Late to the Party
The realization that my generation's cultural output is nothing, but pastiche is existentially depressing.
We arrived at the party late, after everyone cool already left.
We had the scenes. I drank cheap beer at backyard punk shows with mohawked derelicts who collected vintage Star Wars action figures. I hit up all the goth clubs spinning Bauhaus and Siouxsie. But it was never my party. It was performative. The studs, black lipstick, ripped shirts didn’t belong to us, we just wore them as a costume. Ghosts of the past haunting our future.
My generation never found itself.
The cultural critic and philosopher Mark Fisher wrote extensively about Hauntology and the idea he referred to as The Slow Cancelation of our Future.
The future is dead.
The futures we expected never happened. We can no longer imagine a future in the same way previous generations imagined one so we revert to ever sterilized versions of futures imagined in the past.
We are twenty-one years into the 21st Century but culturally we are trapped in a nostalgic pastiche of the 20th. Our current seems incapable of articulating the present. Everything is referential to the ghosts of the past. Our social and political commentary is trapped in the mystified history of World War II seen understood through the lens of superhero movies and Tarantino infantilism. Endless performative stupidity.
We live in a state of dyschronia, a disoriented, out-of-time sensation of vertigo. Bug World is main street Disneyland, a non-place of interchangeable Starbucks disguised as nostalgia. Remember Star Wars guys, how quaint, slap a Spider-Man on it! Boy oh boy the past is now, then, and forever. You too can have a childhood just like your father did, but this America is extra good 4k resolution.
Invited to think of the futuristic, we will still come up with something like the music of Kraftwerk, even though this is now as antique as Glenn Miller’s big band jazz was when the German group began experimenting with synthesizers in the early 1970s.
Mark Fisher
Bug World is exhausting. Constant over-stimulation. Digital warfare on all the senses. Spiritual annihilation. Constant onslaught, constant insomnia, leaving you unable to self-reflect, unable to attain any measure of introspection.
Disconnected from the sacred, removed from the spiritual, all that remains is profane consumption, plastic nostalgia. Tear down the statues of our ancestors and raise in their stead plastic Funko figurines.
The truth is we failed. We were given the internet and instead of creating groundbreaking art or revolutionary culture we reverted into nostalgic infantilism. We turned our back on the future and retreated into a never-ending Comic-Con, cheering for children’s entertainment created before our parents were born. Endless remakes, endless re-imagining. We can’t imagine a future, so we just borrow previous versions.

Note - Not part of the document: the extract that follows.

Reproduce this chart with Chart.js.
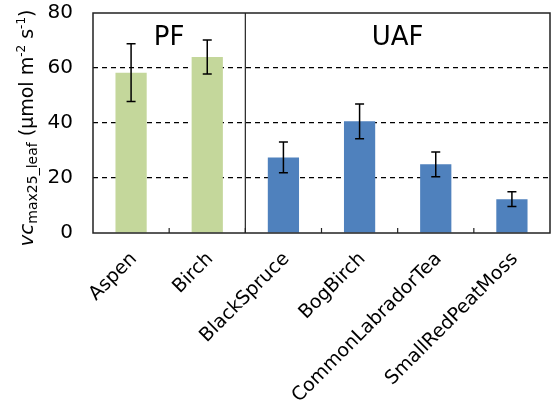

Bladerunner again, Dune again, Matrix again, endless Terminators, endless Alien’s.
The bugmen gape and cheer on the putrefying corpses portraying characters better forgotten, their decaying visage artificially de-aged by sinister techodemonic apparatuses.
Our culture is so decrepit that eighty-year-old Harrison Ford will be starring in the next Indiana Jones.
There’s an increasing sense that culture has lost the ability to grasp and articulate the present. Or it could be that, in one very important sense, there is no present to grasp and articulate any more.
Mark Fisher
We are haunted by the futures that never happened.
This party sucks. Let's go somewhere else.